#### TO DO:
Transcribe all of the material exactly. Any picture in it should be left out.

#### SOURCE MATERIAL:
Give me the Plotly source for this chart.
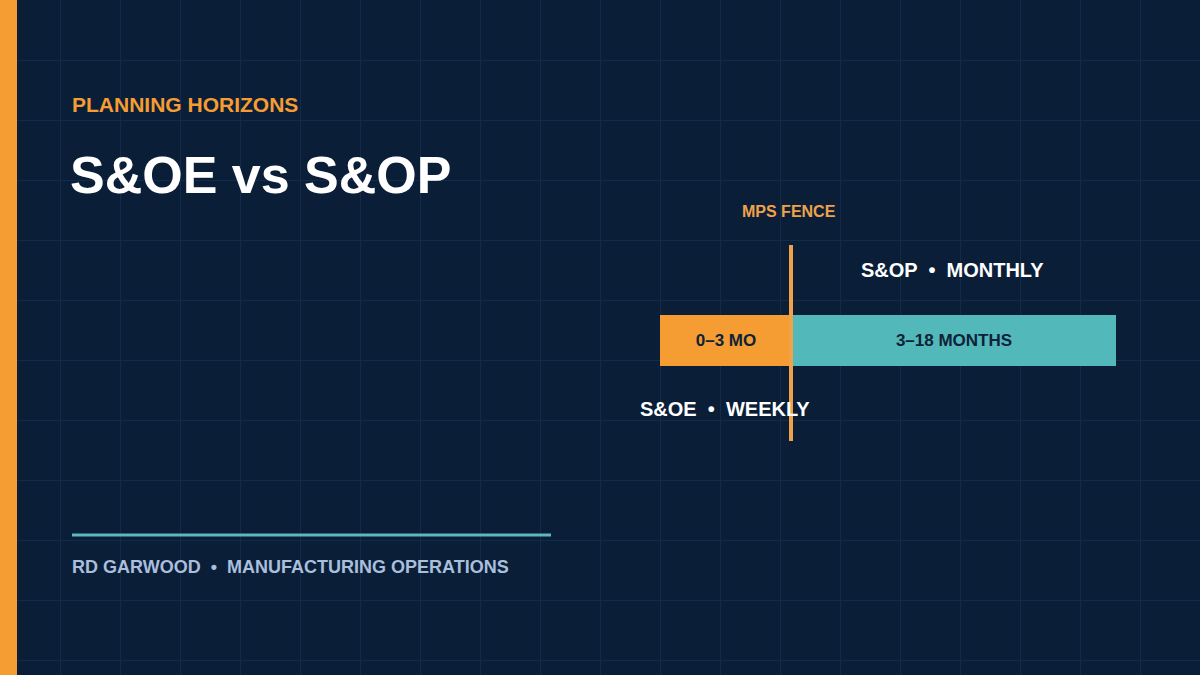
import plotly.graph_objects as go

segments = ["<b>0–3 MO</b>", "<b>3–18 MONTHS</b>"]
seg_start = [660, 792]
seg_len = [132, 324]
seg_colors = ["#f59d32", "#52b8ba"]
fence_x = 791

BG = "#0a1e38"
fig = go.Figure()
fig.add_trace(go.Bar(
    y=[340, 340], x=seg_len, base=seg_start, orientation="h", width=51,
    marker=dict(color=seg_colors, line=dict(width=0)),
    text=segments, textposition="inside", insidetextanchor="middle",
    textfont=dict(family="Liberation Sans", size=17, color="#0e2238"),
    hoverinfo="skip", showlegend=False))

fig.add_shape(type="rect", x0=0, x1=17, y0=0, y1=675, fillcolor="#f59d32", line_width=0, layer="above")
fig.add_shape(type="line", x0=fence_x, x1=fence_x, y0=245, y1=441, line=dict(color="#f0a24a", width=4), layer="above")
fig.add_shape(type="line", x0=72, x1=551, y0=535, y1=535, line=dict(color="#5fb8bd", width=3))

def ann(x, y, text, size, color, anchor="left"):
    fig.add_annotation(x=x, y=y, text=text, showarrow=False, xanchor=anchor, yanchor="middle",
                       font=dict(family="Liberation Sans", size=size, color=color))

ann(70, 104, "<b>PLANNING HORIZONS</b>", 21, "#f59d32")
ann(68, 175, "<b>S&OE vs S&OP</b>", 52, "#ffffff")
ann(789, 211, "<b>MPS FENCE</b>", 16, "#f0a24a", "center")
ann(952, 270, "<b>S&OP  •  MONTHLY</b>", 20, "#ffffff", "center")
ann(725, 409, "<b>S&OE  •  WEEKLY</b>", 20, "#ffffff", "center")
ann(70, 567, "<b>RD GARWOOD  •  MANUFACTURING OPERATIONS</b>", 18, "#a9bfdc")

ax = dict(range=[0, 1200], showgrid=True, gridcolor="#102c4a", gridwidth=1, dtick=60, tick0=0,
          zeroline=False, showticklabels=False, ticks="", fixedrange=True)
fig.update_layout(
    width=1200, height=675, margin=dict(l=0, r=0, t=0, b=0),
    paper_bgcolor=BG, plot_bgcolor=BG,
    xaxis=ax, yaxis=dict(ax, range=[675, 0]), bargap=0)
fig.write_html("out.html", config={"displayModeBar": False},
               post_script="document.body.style.margin='0';document.body.style.background='#0a1e38';")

#### RESULT FOR THIS EXERCISE:
Give me the Plotly source for this chart.
import plotly.graph_objects as go

segments = ["<b>0–3 MO</b>", "<b>3–18 MONTHS</b>"]
seg_start = [660, 792]
seg_len = [132, 324]
seg_colors = ["#f59d32", "#52b8ba"]
fence_x = 791

BG = "#0a1e38"
fig = go.Figure()
fig.add_trace(go.Bar(
    y=[340, 340], x=seg_len, base=seg_start, orientation="h", width=51,
    marker=dict(color=seg_colors, line=dict(width=0)),
    text=segments, textposition="inside", insidetextanchor="middle",
    textfont=dict(family="Liberation Sans", size=17, color="#0e2238"),
    hoverinfo="skip", showlegend=False))

fig.add_shape(type="rect", x0=0, x1=17, y0=0, y1=675, fillcolor="#f59d32", line_width=0, layer="above")
fig.add_shape(type="line", x0=fence_x, x1=fence_x, y0=245, y1=441, line=dict(color="#f0a24a", width=4), layer="above")
fig.add_shape(type="line", x0=72, x1=551, y0=535, y1=535, line=dict(color="#5fb8bd", width=3))

def ann(x, y, text, size, color, anchor="left"):
    fig.add_annotation(x=x, y=y, text=text, showarrow=False, xanchor=anchor, yanchor="middle",
                       font=dict(family="Liberation Sans", size=size, color=color))

ann(70, 104, "<b>PLANNING HORIZONS</b>", 21, "#f59d32")
ann(68, 175, "<b>S&OE vs S&OP</b>", 52, "#ffffff")
ann(789, 211, "<b>MPS FENCE</b>", 16, "#f0a24a", "center")
ann(952, 270, "<b>S&OP  •  MONTHLY</b>", 20, "#ffffff", "center")
ann(725, 409, "<b>S&OE  •  WEEKLY</b>", 20, "#ffffff", "center")
ann(70, 567, "<b>RD GARWOOD  •  MANUFACTURING OPERATIONS</b>", 18, "#a9bfdc")

ax = dict(range=[0, 1200], showgrid=True, gridcolor="#102c4a", gridwidth=1, dtick=60, tick0=0,
          zeroline=False, showticklabels=False, ticks="", fixedrange=True)
fig.update_layout(
    width=1200, height=675, margin=dict(l=0, r=0, t=0, b=0),
    paper_bgcolor=BG, plot_bgcolor=BG,
    xaxis=ax, yaxis=dict(ax, range=[675, 0]), bargap=0)
fig.write_html("out.html", config={"displayModeBar": False},
               post_script="document.body.style.margin='0';document.body.style.background='#0a1e38';")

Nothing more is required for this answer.